不知道挖了多久,终于挖好了一个大小合适的洞,他拿起简易拼装骑士模型,借着月光重视所有的细节。模型已经很旧了,但是每一个关节都还很完整,看得出它的主人平时一定悉心打理过。他深呼吸了几次,把模型轻轻地放进了洞底。
“谢谢你。”瑞琪把刚才的土推过来认真地夯回去。
他已经做好了成为一个更优秀的骑士的准备,无论付出多少努力都没关系。他悄悄地给自己加重训练,要说起庄园一年四季的月亮变化恐怕没人比他更清楚,他不愿意辜负导师对他的期待,也不愿意辜负其他骑士的崇拜。
除了导师,所有人都只当他是“预备骑士团团长”,没有人再记得他还只是个十一二岁的孩子。拔剑、礼仪、荣耀,所有能成为一个好骑士的元素都开始印刻入他的灵魂之中。
层层叠叠的褐色树皮上全是光阴的痕迹,枝干有力的曲线指向深蓝色的天空。
瑞琪将童年埋在了这棵树下。
月亮升到了最高点,瑞琪站了起来,头也不抬地对坐在树上戴着蝴蝶眼镜的小子说了一句:
“你不知道我有多羡慕你。”
弗兰克飞来一剑打中阿诺德的小腿,以迅雷不及掩耳之势反手勾住发呆的年轻骑士的脖子把他往地上一摔,对方便失去了意识。
“弗兰克……”
瑞琪艰难地睁开眼,遍布浑身的伤痛刺激着泪腺。他转头看了看身边的机器人和倒在旁边的阿诺德。
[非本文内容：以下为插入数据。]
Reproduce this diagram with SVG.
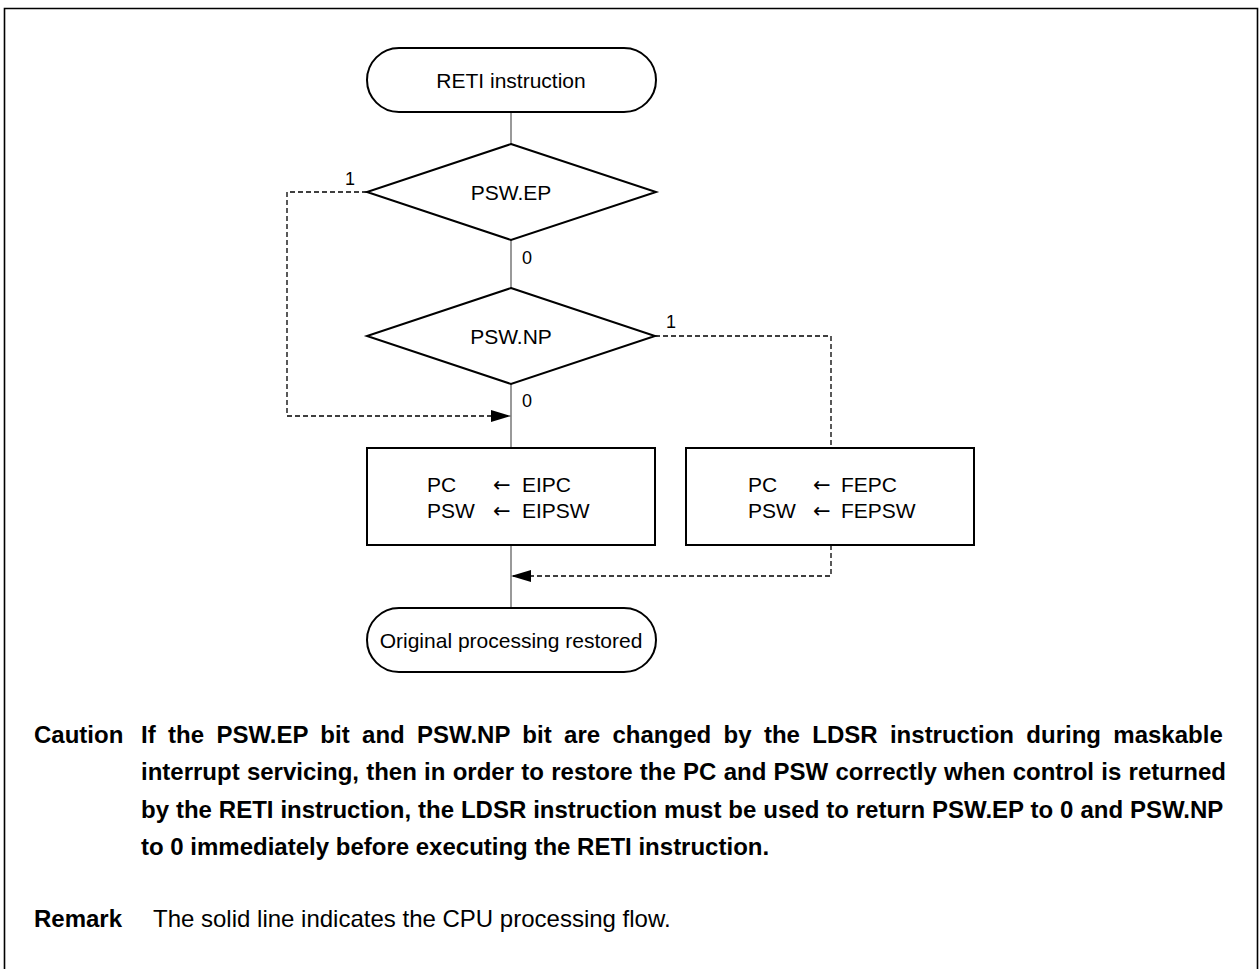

“哼,要不是把尼尔拉法师给我的宝石镶嵌在玩具里,还真让他得逞了。”弗兰克咂咂嘴嫌弃地把阿诺德往旁边踢了踢,绽开一个特别灿烂的笑容回头看向瑞琪,笑容又一次凝固在他脸上,心跳漏了半拍。
深邃大海里的海水越过堤坝。
“瑞琪……没事了,我在这里。”弗兰克跪下来抱住满脸是泪的小家伙,轻柔地捋了捋沾血打结的金发,拿出哄家里五岁表妹的语气小声地说着,“乖。噩梦结束了,这家伙要再敢欺负你我就打他。”
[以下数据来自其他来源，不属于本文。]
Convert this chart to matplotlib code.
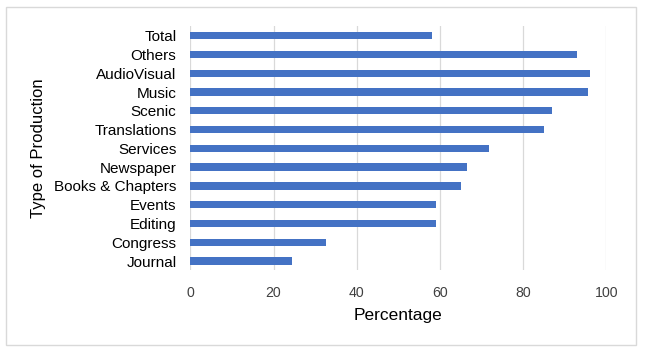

梦里的画面还未完全褪色,弗兰克红色的披风还带着太阳的香味和温暖,瑞琪抓紧弗兰克的衣服犹豫,张着嘴说不出任何一个字来。不、不,骑士不能轻易落泪。
“手脚都划伤了……真是……你肯定很疼,不然你掐我一把,让我跟你一起疼。有个伴儿陪着可能会让你好受些。”
第一次有人肯这么温柔地关心他疼不疼。
“弗……弗兰克……”
小骑士吸了吸鼻子,窝进弗兰克怀里肆无忌惮地哭起来。